Pulling the rotor is not an easy task on a Yamaha Vision. First, you need to have a Harmonic Balancer/Flywheel Puller, which I didn't have, so I had to go buy one... $26.99 at Fisher Auto Parts. Then I had to get the rotor off. Yeah, Right! Lots of banging and twisting and banging some more, then get the deadblow hammer and whack the side of the rotor. Bang it some more and twist and whack... for several hours this went on. Finally, off it came. The back of the starter clutch was destroyed along with the bolt holes on the back of the rotor. This is odd. The normal tell tale sign that the bolts had backed out is a distinctive rattle noise from the engine that goes away after about 2500 RPM. I hadn't noticed a distinctive noise. There was a time or two that I did hear something, but didn't think much of it. One time a buddy of mine advised that he thought he heard a slight noise from the crankcase. Never was it very loud to cause any alarm.

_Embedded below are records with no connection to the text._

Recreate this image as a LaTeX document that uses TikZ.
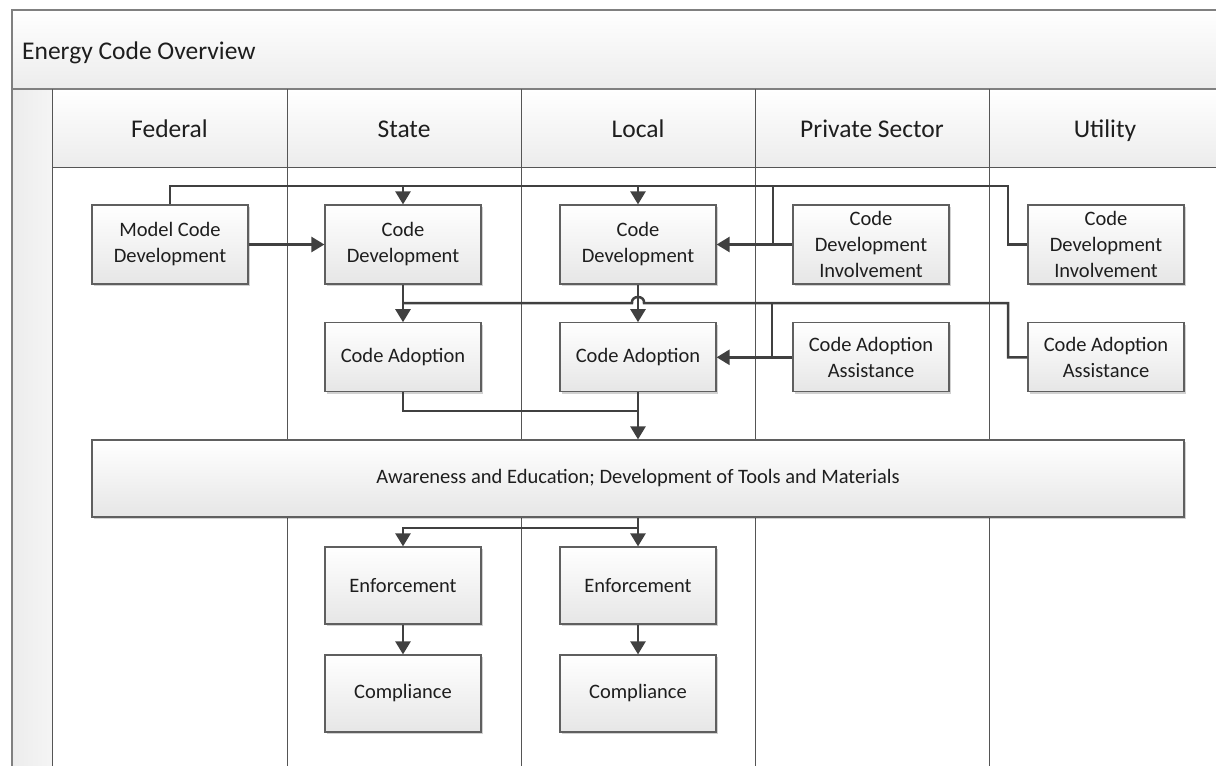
\documentclass[tikz,border=0pt]{standalone}
\usepackage{fontspec}
\setmainfont{Carlito}
\usetikzlibrary{arrows.meta,shadows}
\definecolor{ln}{HTML}{404040}
\definecolor{boxb}{HTML}{5F5F5F}
\definecolor{boxg}{HTML}{E6E6E6}
\definecolor{hdrg}{HTML}{ECECEC}
\definecolor{lane}{HTML}{555555}
\definecolor{frm}{HTML}{808080}
\definecolor{txt}{HTML}{1E1E1E}
\begin{document}
\begin{tikzpicture}[x=1pt,y=-1pt,
  box/.style={draw=boxb, line width=1.2pt, top color=white, bottom color=boxg,
    minimum width=156pt, minimum height=79pt, inner sep=0pt, align=center,
    font=\fontsize{20.5}{26}\selectfont, text=txt,
    drop shadow={shadow xshift=2pt, shadow yshift=-2pt, fill=black, opacity=0.18}},
  hdr/.style={font=\fontsize{25.5}{30}\selectfont, text=txt, inner sep=0pt, anchor=base},
  conn/.style={draw=ln, line width=2.5pt},
  arr/.style={conn, -{Triangle[length=13pt,width=15pt]}},
  lanel/.style={draw=lane, line width=1pt},
  frame/.style={draw=frm, line width=1.4pt}]
\useasboundingbox (0,0) rectangle (1216,766);
% pool background
\fill[top color=white, bottom color=hdrg] (12,10) rectangle (1216,89);
\fill[left color=hdrg, right color=white!96!black] (12,89) rectangle (52,766);
\fill[top color=white, bottom color=hdrg] (52,89) rectangle (1216,167);
\draw[frame] (12,766) -- (12,10) -- (1216,10);
\draw[frame] (12,89) -- (1216,89);
\draw[lanel] (52,89) -- (52,766);
\draw[lanel] (52,167) -- (1216,167);
\foreach \xx in {287,521,755,989} \draw[lanel] (\xx,89) -- (\xx,766);
% titles
\node[hdr, anchor=base west] (title) at (22,59) {Energy Code Overview};
\node[hdr] (hfed) at (169.5,137) {Federal};
\node[hdr] (hsta) at (404,137) {State};
\node[hdr] (hloc) at (638,137) {Local};
\node[hdr] (hpri) at (872,137) {Private Sector};
\node[hdr] (huti) at (1105,137) {Utility};
% boxes
\node[box] (mcd) at (170,244.5) {Model Code\\Development};
\node[box] (scd) at (403,244.5) {Code\\Development};
\node[box] (lcd) at (638,244.5) {Code\\Development};
\node[box] (pcdi) at (871,244.5) {Code\\Development\\Involvement};
\node[box] (ucdi) at (1106,244.5) {Code\\Development\\Involvement};
\node[box, minimum height=69pt] (sca) at (403,357.3) {Code Adoption};
\node[box, minimum height=69pt] (lca) at (638,357.3) {Code Adoption};
\node[box, minimum height=69pt] (pcaa) at (871,357.3) {Code Adoption\\Assistance};
\node[box, minimum height=69pt] (ucaa) at (1106,357.3) {Code Adoption\\Assistance};
\node[box, minimum width=1092pt, minimum height=77pt] (aw) at (638,478.5) {Awareness and Education; Development of Tools and Materials};
\node[box, minimum height=77pt] (sen) at (403,585.5) {Enforcement};
\node[box, minimum height=77pt] (len) at (638,585.5) {Enforcement};
\node[box, minimum height=77pt] (scomp) at (403,693.5) {Compliance};
\node[box, minimum height=77pt] (lcomp) at (638,693.5) {Compliance};
% junction coordinates
\coordinate (busA) at (1008,186);
\coordinate (jPA) at (773,186);
\coordinate (busB) at (1008,303);
\coordinate (jSB) at (403,303);
\coordinate (hopL) at (632,303);
\coordinate (hopR) at (644,303);
\coordinate (jPB) at (772,303);
\coordinate (jC) at (638,411);
\coordinate (jD) at (638,528);
% connectors: development bus
\draw[conn] (mcd.north) |- (busA) |- (ucdi.west);
\draw[arr] (scd.north |- busA) -- (scd.north);
\draw[arr] (lcd.north |- busA) -- (lcd.north);
\draw[conn] (jPA) -- (jPA |- pcdi.west);
\draw[arr] (pcdi.west) -- (lcd.east);
\draw[arr] (mcd.east) -- (scd.west);
% adoption bus
\draw[conn] (jSB) -- (hopL) .. controls (631,295) and (645,295) .. (hopR) -- (busB) |- (ucaa.west);
\draw[arr] (scd.south) -- (sca.north);
\draw[arr] (lcd.south) -- (lca.north);
\draw[conn] (jPB) -- (jPB |- pcaa.west);
\draw[arr] (pcaa.west) -- (lca.east);
% to awareness
\draw[conn] (sca.south) |- (jC);
\draw[arr] (lca.south) -- (aw.north);
% to enforcement
\draw[arr] (aw.south) -- (len.north);
\draw[arr] (jD) -| (sen.north);
\draw[arr] (sen.south) -- (scomp.north);
\draw[arr] (len.south) -- (lcomp.north);
\end{tikzpicture}
\end{document}
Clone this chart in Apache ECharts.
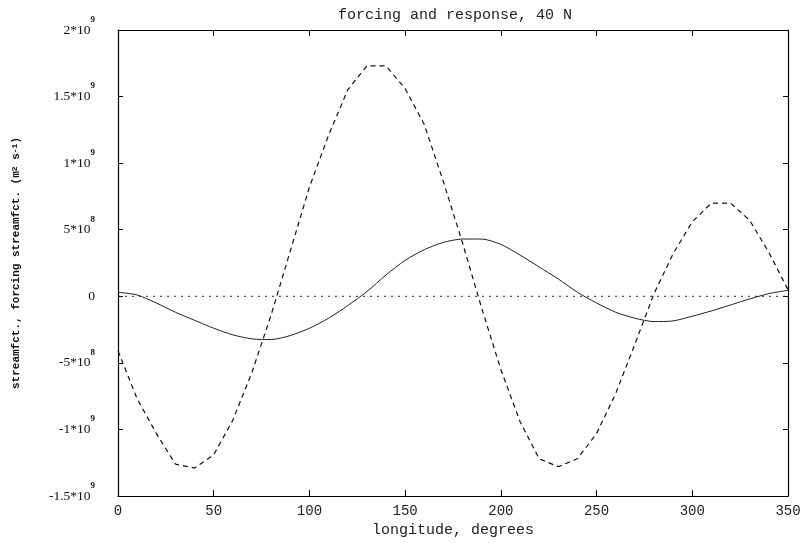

Okay, now what? Pull the starter clutch and rotor from the spare engine.... Here we go again. Several hours later, I have a starter clutch and rotor in great condition. In fact, it appears as though the starter clutch bolt fix had already been done to the spare engine. Before I realized this, I pulled one of the bolts as I was going to match it up with a longer bolt. While looking at the bolt, I realized the end was mashed as if it had been peened over. Looking at the other bolts, they look like they had been peened also. Although the bolts could be a bit longer, these look really good. I did notice that when I took off the Flywheel puller, the center shaft forced it's way into the crankshaft and destroyed the bolt threads inside. Now, if I ever need to use the spare engine, I will have to replace the crankshaft.
I put the new rotor and starter clutch on the bike and torqued it down. On to the shift shaft seal. The drywall screw trick to removing the old seal didn't work. All it did was shred the old seal. I tried some dental tools I had lying around without success. What did finally work was an old paint can cover opener, you know, the kind you get free from the paint store when you buy a gallon of paint. With the old seal out and the new one in, all was looking good. A little Threebond 1104 and a new side cover gasket and it was all back together. 24 hours later, fresh synthetic oil and a trun of the key, it all started up nicely and charges as it is supposed to. The engine does sound a whole lot smoother, more like a happy sewing machine.
Now with all that done, I can't remember if I torqued and locktited the starter clutch bolt I took out. Well, if I didn't, it should hold together for another 20,000 miles when I will have to do it all over again. With a test ride, I found that I still have the front end wobble on deceleration. I am starting to think I will never get rid of that wobble. The next time I have a chance to work on the bike, I am going to crank down some more on the head bearings. I will also need to swap the forks back to my original forks as the replacement forks have a very bad leak in the seals. So bad that it is blowing fork oil onto the radiator. My old forks had good seals and the wobble apparently is not associated with the forks, so the old will work nicely.